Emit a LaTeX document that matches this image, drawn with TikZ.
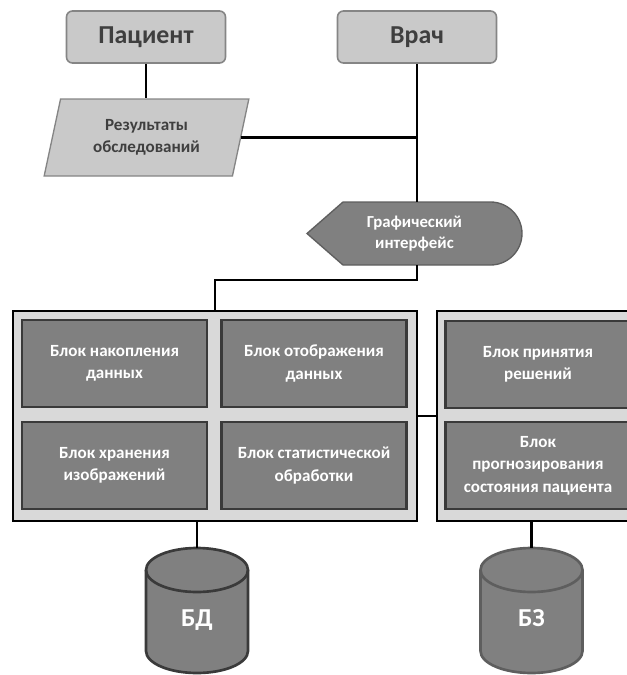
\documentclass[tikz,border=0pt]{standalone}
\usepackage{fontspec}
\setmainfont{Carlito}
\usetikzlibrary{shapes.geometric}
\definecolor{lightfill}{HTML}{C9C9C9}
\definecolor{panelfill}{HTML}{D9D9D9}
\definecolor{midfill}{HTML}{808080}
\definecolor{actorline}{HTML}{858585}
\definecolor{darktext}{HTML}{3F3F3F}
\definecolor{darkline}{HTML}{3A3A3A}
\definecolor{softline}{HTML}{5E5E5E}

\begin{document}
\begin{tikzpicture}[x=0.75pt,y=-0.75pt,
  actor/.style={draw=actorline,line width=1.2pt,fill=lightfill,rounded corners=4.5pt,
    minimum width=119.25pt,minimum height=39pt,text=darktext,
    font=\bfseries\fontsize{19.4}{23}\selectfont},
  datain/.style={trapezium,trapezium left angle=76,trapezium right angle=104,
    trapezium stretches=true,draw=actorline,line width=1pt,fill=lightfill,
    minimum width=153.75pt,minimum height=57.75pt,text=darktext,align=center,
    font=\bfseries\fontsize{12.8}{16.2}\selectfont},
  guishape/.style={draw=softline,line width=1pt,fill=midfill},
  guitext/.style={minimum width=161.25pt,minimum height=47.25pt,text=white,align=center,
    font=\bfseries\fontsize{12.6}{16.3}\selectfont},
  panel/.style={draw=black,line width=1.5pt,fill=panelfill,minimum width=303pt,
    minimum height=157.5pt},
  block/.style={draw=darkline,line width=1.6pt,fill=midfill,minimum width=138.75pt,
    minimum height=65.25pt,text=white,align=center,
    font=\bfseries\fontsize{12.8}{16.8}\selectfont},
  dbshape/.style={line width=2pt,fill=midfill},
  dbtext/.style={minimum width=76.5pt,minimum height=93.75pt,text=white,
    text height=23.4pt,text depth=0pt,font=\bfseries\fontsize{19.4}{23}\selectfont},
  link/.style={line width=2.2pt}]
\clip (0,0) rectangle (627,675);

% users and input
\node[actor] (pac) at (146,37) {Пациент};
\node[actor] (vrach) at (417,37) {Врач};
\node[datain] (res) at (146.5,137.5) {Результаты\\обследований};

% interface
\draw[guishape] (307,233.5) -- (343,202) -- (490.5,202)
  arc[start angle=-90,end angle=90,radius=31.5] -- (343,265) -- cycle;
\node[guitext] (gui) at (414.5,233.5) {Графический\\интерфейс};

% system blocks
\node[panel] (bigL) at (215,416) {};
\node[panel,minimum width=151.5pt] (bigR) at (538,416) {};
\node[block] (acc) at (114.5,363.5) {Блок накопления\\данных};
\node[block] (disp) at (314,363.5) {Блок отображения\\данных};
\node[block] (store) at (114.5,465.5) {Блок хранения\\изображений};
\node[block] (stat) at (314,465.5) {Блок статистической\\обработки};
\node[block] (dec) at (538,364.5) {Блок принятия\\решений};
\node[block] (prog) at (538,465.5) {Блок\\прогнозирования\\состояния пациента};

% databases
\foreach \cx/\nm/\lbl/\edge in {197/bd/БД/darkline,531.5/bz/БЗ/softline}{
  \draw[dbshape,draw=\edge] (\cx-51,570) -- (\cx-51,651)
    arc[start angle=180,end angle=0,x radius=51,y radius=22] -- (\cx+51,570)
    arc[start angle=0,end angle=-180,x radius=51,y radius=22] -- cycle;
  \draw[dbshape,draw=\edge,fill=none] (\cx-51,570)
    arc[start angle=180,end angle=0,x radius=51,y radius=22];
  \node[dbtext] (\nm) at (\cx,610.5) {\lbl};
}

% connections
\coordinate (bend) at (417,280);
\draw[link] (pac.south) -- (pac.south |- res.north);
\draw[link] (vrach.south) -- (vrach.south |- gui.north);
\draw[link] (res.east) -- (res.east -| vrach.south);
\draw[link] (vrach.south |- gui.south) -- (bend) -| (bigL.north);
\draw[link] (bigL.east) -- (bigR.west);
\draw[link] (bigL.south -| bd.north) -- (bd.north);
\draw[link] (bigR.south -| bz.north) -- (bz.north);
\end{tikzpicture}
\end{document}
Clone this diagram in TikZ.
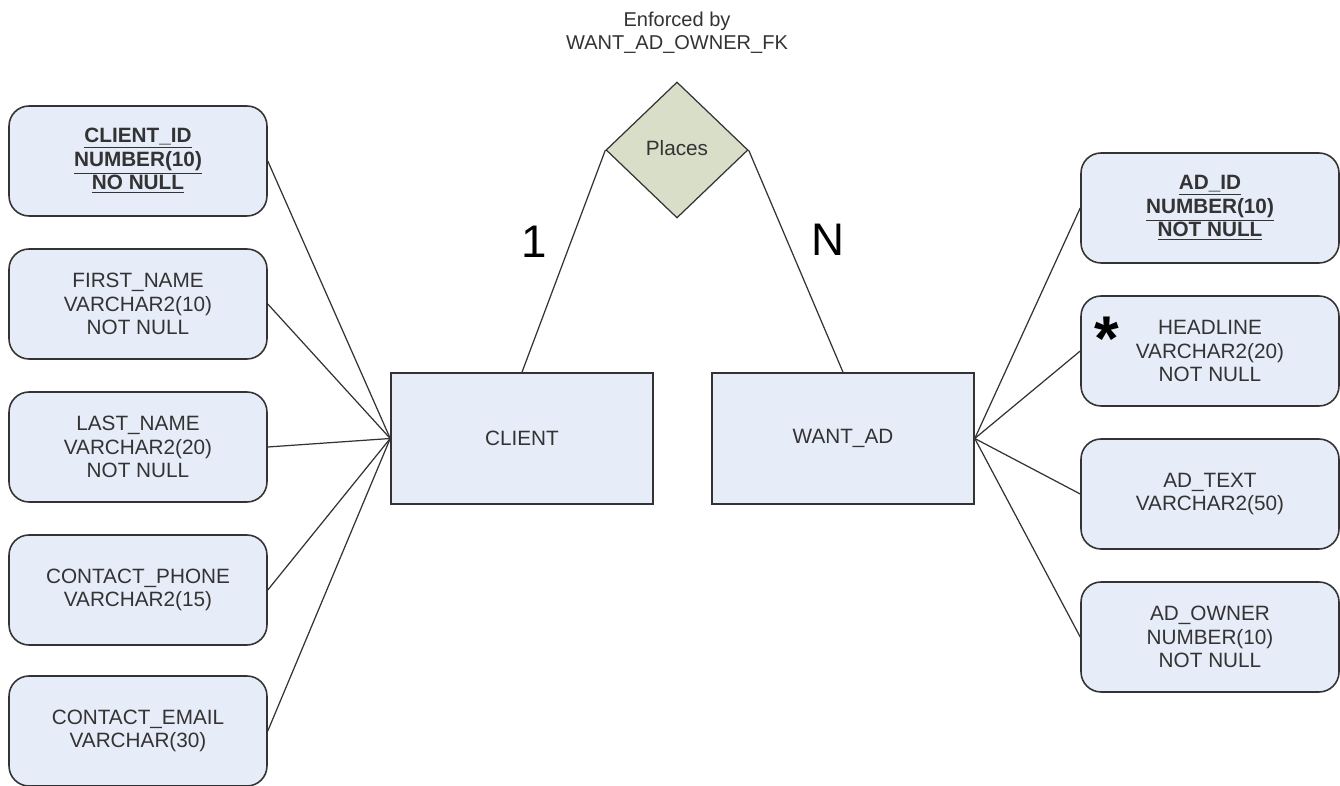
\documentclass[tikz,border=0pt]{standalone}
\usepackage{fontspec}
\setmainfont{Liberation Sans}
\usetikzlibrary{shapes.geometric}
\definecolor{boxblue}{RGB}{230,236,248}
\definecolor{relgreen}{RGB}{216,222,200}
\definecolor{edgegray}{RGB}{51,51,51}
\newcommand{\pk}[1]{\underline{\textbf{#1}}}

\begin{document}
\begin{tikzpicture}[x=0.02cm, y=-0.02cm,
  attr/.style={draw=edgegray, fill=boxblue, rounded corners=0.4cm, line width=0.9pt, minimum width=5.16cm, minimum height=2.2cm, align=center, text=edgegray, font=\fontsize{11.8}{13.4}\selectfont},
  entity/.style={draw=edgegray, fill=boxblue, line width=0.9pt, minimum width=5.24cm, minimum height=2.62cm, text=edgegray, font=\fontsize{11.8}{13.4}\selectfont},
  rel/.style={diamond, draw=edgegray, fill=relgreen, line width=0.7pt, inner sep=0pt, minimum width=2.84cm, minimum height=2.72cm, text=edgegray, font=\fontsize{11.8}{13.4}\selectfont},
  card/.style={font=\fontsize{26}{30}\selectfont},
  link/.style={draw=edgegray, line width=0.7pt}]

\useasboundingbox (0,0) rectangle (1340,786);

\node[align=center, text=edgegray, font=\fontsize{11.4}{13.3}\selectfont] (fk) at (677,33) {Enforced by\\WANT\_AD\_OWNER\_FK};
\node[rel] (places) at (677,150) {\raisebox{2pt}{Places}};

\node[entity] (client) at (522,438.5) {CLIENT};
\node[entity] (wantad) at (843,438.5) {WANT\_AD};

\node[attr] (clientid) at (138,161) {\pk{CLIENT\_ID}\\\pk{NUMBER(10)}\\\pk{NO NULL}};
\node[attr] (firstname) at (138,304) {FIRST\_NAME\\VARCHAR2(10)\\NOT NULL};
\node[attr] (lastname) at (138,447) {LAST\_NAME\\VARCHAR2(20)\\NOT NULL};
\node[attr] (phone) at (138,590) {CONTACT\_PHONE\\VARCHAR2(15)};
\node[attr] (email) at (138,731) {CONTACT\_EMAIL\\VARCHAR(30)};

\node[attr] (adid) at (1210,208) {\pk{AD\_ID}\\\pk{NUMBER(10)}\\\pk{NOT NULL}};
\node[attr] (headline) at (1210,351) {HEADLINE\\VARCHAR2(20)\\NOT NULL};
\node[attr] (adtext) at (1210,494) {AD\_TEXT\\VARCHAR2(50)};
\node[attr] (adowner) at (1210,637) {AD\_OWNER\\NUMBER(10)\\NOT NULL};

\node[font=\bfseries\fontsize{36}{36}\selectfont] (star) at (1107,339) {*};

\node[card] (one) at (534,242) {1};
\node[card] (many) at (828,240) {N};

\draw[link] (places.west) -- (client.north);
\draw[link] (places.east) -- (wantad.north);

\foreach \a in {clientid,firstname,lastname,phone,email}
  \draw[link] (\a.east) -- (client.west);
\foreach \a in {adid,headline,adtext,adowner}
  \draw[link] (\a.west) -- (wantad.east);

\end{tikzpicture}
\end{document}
===============
→ Aim:
Set the data above down again exactly as given, with no pictures.

→ Written answer:
Emit a LaTeX document that matches this image, drawn with TikZ.
\documentclass[tikz,border=0pt]{standalone}
\usepackage{fontspec}
\setmainfont{Carlito}
\usetikzlibrary{shapes.geometric}
\definecolor{lightfill}{HTML}{C9C9C9}
\definecolor{panelfill}{HTML}{D9D9D9}
\definecolor{midfill}{HTML}{808080}
\definecolor{actorline}{HTML}{858585}
\definecolor{darktext}{HTML}{3F3F3F}
\definecolor{darkline}{HTML}{3A3A3A}
\definecolor{softline}{HTML}{5E5E5E}

\begin{document}
\begin{tikzpicture}[x=0.75pt,y=-0.75pt,
  actor/.style={draw=actorline,line width=1.2pt,fill=lightfill,rounded corners=4.5pt,
    minimum width=119.25pt,minimum height=39pt,text=darktext,
    font=\bfseries\fontsize{19.4}{23}\selectfont},
  datain/.style={trapezium,trapezium left angle=76,trapezium right angle=104,
    trapezium stretches=true,draw=actorline,line width=1pt,fill=lightfill,
    minimum width=153.75pt,minimum height=57.75pt,text=darktext,align=center,
    font=\bfseries\fontsize{12.8}{16.2}\selectfont},
  guishape/.style={draw=softline,line width=1pt,fill=midfill},
  guitext/.style={minimum width=161.25pt,minimum height=47.25pt,text=white,align=center,
    font=\bfseries\fontsize{12.6}{16.3}\selectfont},
  panel/.style={draw=black,line width=1.5pt,fill=panelfill,minimum width=303pt,
    minimum height=157.5pt},
  block/.style={draw=darkline,line width=1.6pt,fill=midfill,minimum width=138.75pt,
    minimum height=65.25pt,text=white,align=center,
    font=\bfseries\fontsize{12.8}{16.8}\selectfont},
  dbshape/.style={line width=2pt,fill=midfill},
  dbtext/.style={minimum width=76.5pt,minimum height=93.75pt,text=white,
    text height=23.4pt,text depth=0pt,font=\bfseries\fontsize{19.4}{23}\selectfont},
  link/.style={line width=2.2pt}]
\clip (0,0) rectangle (627,675);

% users and input
\node[actor] (pac) at (146,37) {Пациент};
\node[actor] (vrach) at (417,37) {Врач};
\node[datain] (res) at (146.5,137.5) {Результаты\\обследований};

% interface
\draw[guishape] (307,233.5) -- (343,202) -- (490.5,202)
  arc[start angle=-90,end angle=90,radius=31.5] -- (343,265) -- cycle;
\node[guitext] (gui) at (414.5,233.5) {Графический\\интерфейс};

% system blocks
\node[panel] (bigL) at (215,416) {};
\node[panel,minimum width=151.5pt] (bigR) at (538,416) {};
\node[block] (acc) at (114.5,363.5) {Блок накопления\\данных};
\node[block] (disp) at (314,363.5) {Блок отображения\\данных};
\node[block] (store) at (114.5,465.5) {Блок хранения\\изображений};
\node[block] (stat) at (314,465.5) {Блок статистической\\обработки};
\node[block] (dec) at (538,364.5) {Блок принятия\\решений};
\node[block] (prog) at (538,465.5) {Блок\\прогнозирования\\состояния пациента};

% databases
\foreach \cx/\nm/\lbl/\edge in {197/bd/БД/darkline,531.5/bz/БЗ/softline}{
  \draw[dbshape,draw=\edge] (\cx-51,570) -- (\cx-51,651)
    arc[start angle=180,end angle=0,x radius=51,y radius=22] -- (\cx+51,570)
    arc[start angle=0,end angle=-180,x radius=51,y radius=22] -- cycle;
  \draw[dbshape,draw=\edge,fill=none] (\cx-51,570)
    arc[start angle=180,end angle=0,x radius=51,y radius=22];
  \node[dbtext] (\nm) at (\cx,610.5) {\lbl};
}

% connections
\coordinate (bend) at (417,280);
\draw[link] (pac.south) -- (pac.south |- res.north);
\draw[link] (vrach.south) -- (vrach.south |- gui.north);
\draw[link] (res.east) -- (res.east -| vrach.south);
\draw[link] (vrach.south |- gui.south) -- (bend) -| (bigL.north);
\draw[link] (bigL.east) -- (bigR.west);
\draw[link] (bigL.south -| bd.north) -- (bd.north);
\draw[link] (bigR.south -| bz.north) -- (bz.north);
\end{tikzpicture}
\end{document}
Clone this diagram in TikZ.
\documentclass[tikz,border=0pt]{standalone}
\usepackage{fontspec}
\setmainfont{Liberation Sans}
\usetikzlibrary{shapes.geometric}
\definecolor{boxblue}{RGB}{230,236,248}
\definecolor{relgreen}{RGB}{216,222,200}
\definecolor{edgegray}{RGB}{51,51,51}
\newcommand{\pk}[1]{\underline{\textbf{#1}}}

\begin{document}
\begin{tikzpicture}[x=0.02cm, y=-0.02cm,
  attr/.style={draw=edgegray, fill=boxblue, rounded corners=0.4cm, line width=0.9pt, minimum width=5.16cm, minimum height=2.2cm, align=center, text=edgegray, font=\fontsize{11.8}{13.4}\selectfont},
  entity/.style={draw=edgegray, fill=boxblue, line width=0.9pt, minimum width=5.24cm, minimum height=2.62cm, text=edgegray, font=\fontsize{11.8}{13.4}\selectfont},
  rel/.style={diamond, draw=edgegray, fill=relgreen, line width=0.7pt, inner sep=0pt, minimum width=2.84cm, minimum height=2.72cm, text=edgegray, font=\fontsize{11.8}{13.4}\selectfont},
  card/.style={font=\fontsize{26}{30}\selectfont},
  link/.style={draw=edgegray, line width=0.7pt}]

\useasboundingbox (0,0) rectangle (1340,786);

\node[align=center, text=edgegray, font=\fontsize{11.4}{13.3}\selectfont] (fk) at (677,33) {Enforced by\\WANT\_AD\_OWNER\_FK};
\node[rel] (places) at (677,150) {\raisebox{2pt}{Places}};

\node[entity] (client) at (522,438.5) {CLIENT};
\node[entity] (wantad) at (843,438.5) {WANT\_AD};

\node[attr] (clientid) at (138,161) {\pk{CLIENT\_ID}\\\pk{NUMBER(10)}\\\pk{NO NULL}};
\node[attr] (firstname) at (138,304) {FIRST\_NAME\\VARCHAR2(10)\\NOT NULL};
\node[attr] (lastname) at (138,447) {LAST\_NAME\\VARCHAR2(20)\\NOT NULL};
\node[attr] (phone) at (138,590) {CONTACT\_PHONE\\VARCHAR2(15)};
\node[attr] (email) at (138,731) {CONTACT\_EMAIL\\VARCHAR(30)};

\node[attr] (adid) at (1210,208) {\pk{AD\_ID}\\\pk{NUMBER(10)}\\\pk{NOT NULL}};
\node[attr] (headline) at (1210,351) {HEADLINE\\VARCHAR2(20)\\NOT NULL};
\node[attr] (adtext) at (1210,494) {AD\_TEXT\\VARCHAR2(50)};
\node[attr] (adowner) at (1210,637) {AD\_OWNER\\NUMBER(10)\\NOT NULL};

\node[font=\bfseries\fontsize{36}{36}\selectfont] (star) at (1107,339) {*};

\node[card] (one) at (534,242) {1};
\node[card] (many) at (828,240) {N};

\draw[link] (places.west) -- (client.north);
\draw[link] (places.east) -- (wantad.north);

\foreach \a in {clientid,firstname,lastname,phone,email}
  \draw[link] (\a.east) -- (client.west);
\foreach \a in {adid,headline,adtext,adowner}
  \draw[link] (\a.west) -- (wantad.east);

\end{tikzpicture}
\end{document}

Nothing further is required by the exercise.